Strategy #2: Start off with your favorite search engine.  If you can't get anywhere, use another one and then another one if you want to get the job done.  The more choices, the better your odds.

A regular user of search engines, inside or outside of China, should know all this already.


Update # 1:  A friend from Anhui got these two results one day later.  The essay title will not bring up the original essay at either China Youth Daily or People.com.cn.  Things have changed in a matter of days.  I have this unverified theory -- within the first 48 hours of a suddenly breaking event, everything is out there and you should save everything that you regard as valuable because the censors take that much time to realize what is happening and then react ... I cannot prove this, but you should take this as your operational standard.

(Google.cn)  (45,900 pages in 0.15 seconds)  You will like the irony ... the top result is a Chinese Wikipedia entry on "Problems With Japanese History Textbooks"!  And Wikipedia is not even accessible from China!

(Google.cn) (1,600 pages in 0.20 seconds) As before, there are only reports about the shutdown but not the original essay.

Update # 2 (email from Beijing):

While searching without a proxy server from Beijing, receiving search results that link to dajiyuan.com, peacehall.com, and other dissident sites are insufficient to trigger the "This document contains no data." response. For example, searching google.com for Gao Zhisheng (高智晟) also brings up a full page of links that are inaccessible from within China: Epoch Times, Renminbao, Boxun, Radio Free Asia.
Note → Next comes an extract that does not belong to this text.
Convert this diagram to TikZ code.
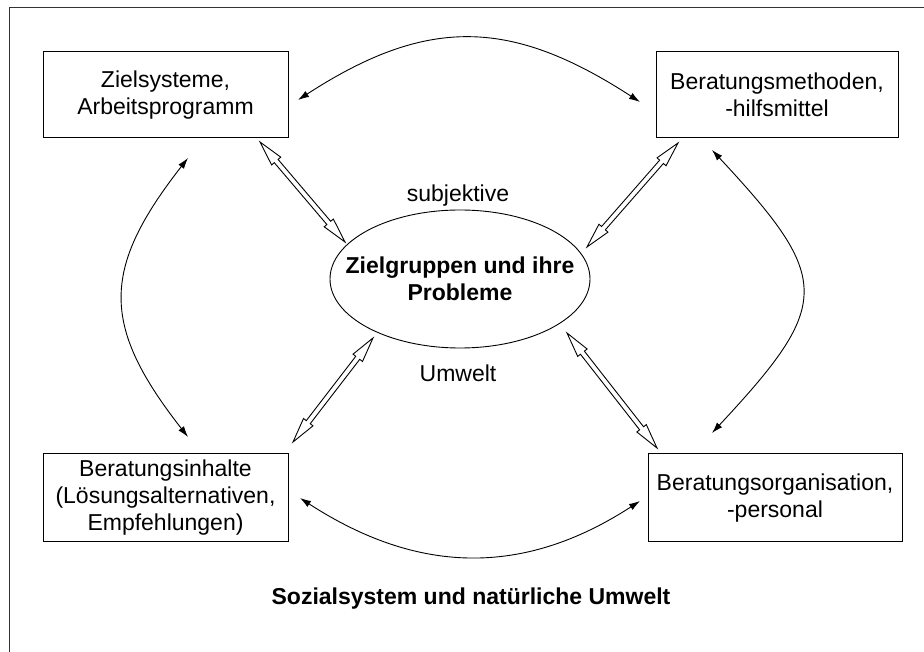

That's exactly what is so nice about having google.com. It still indexes pages that are inaccessible from inside the GFW. Once you have the link, you can use a proxy server to get there.
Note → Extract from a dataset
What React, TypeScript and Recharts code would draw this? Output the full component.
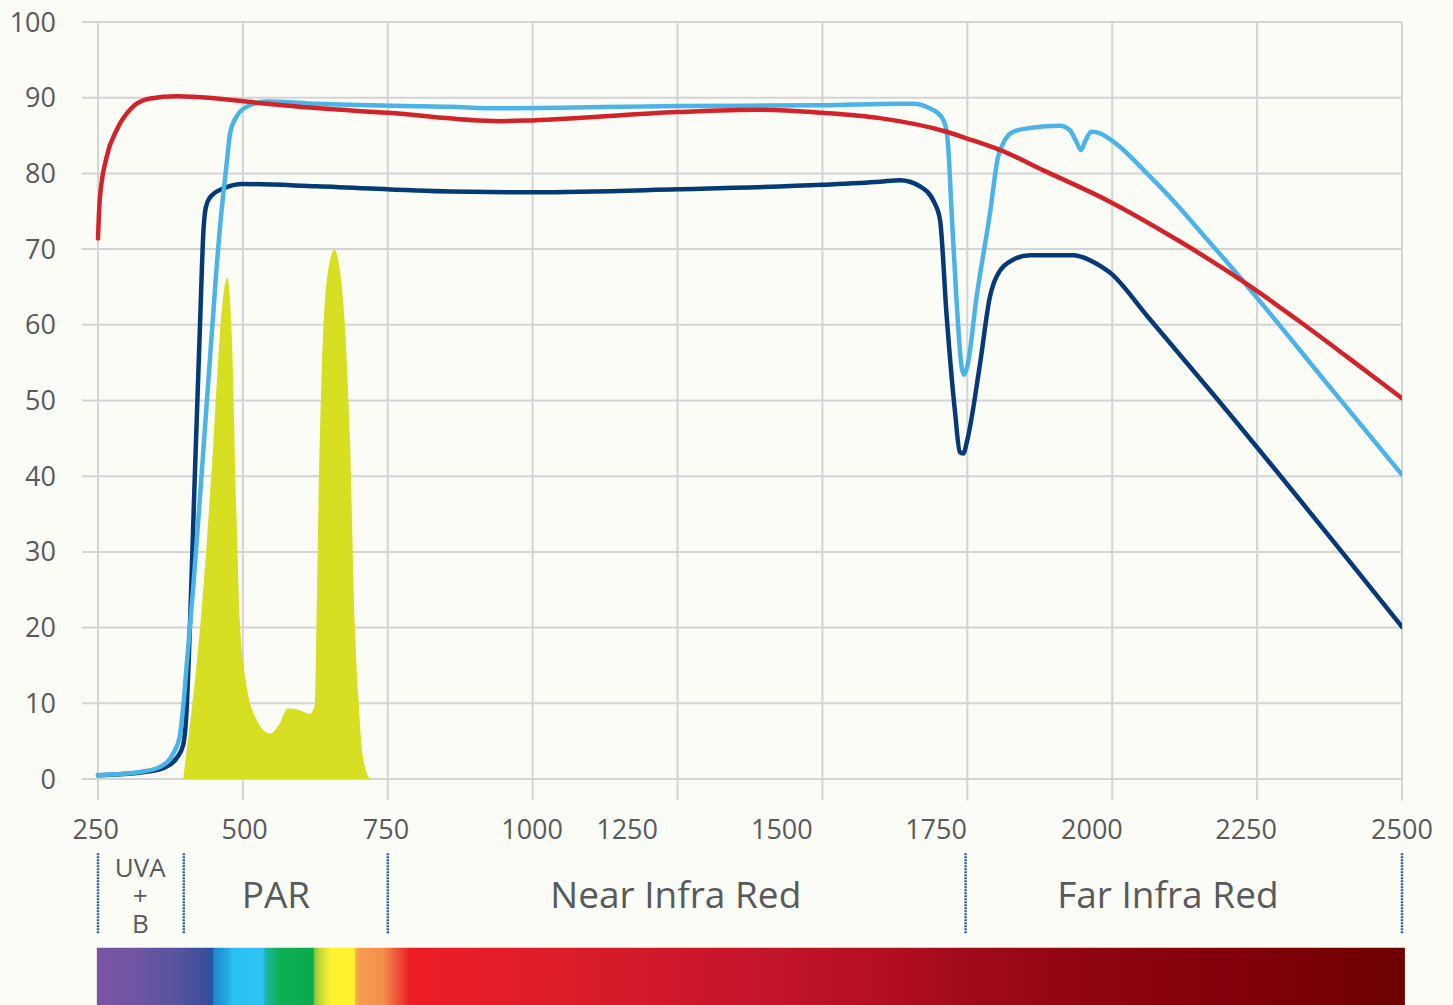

What gets me a "This document contains no data" error? Well, from here, not Jiang Zemin, Bloody case of Shanwei, Zhao Ziyang, June 4th, Falun Gong (all in Chinese)... So, basically nothing. Reproducing your friend's Freezing Point search on google.com still brings up the Epoch Times and a bunch of other blocked links.  So, it could be due to regional variation on Chinese Internet censorship. That's not unheard of; blogspot.com was temporarily unblocked only in Beijing last fall. It could also be that "no data" was a crude temporary stopgap, and when the sky did not come crashing down because of Freezing Point, someone decided to open it back up again.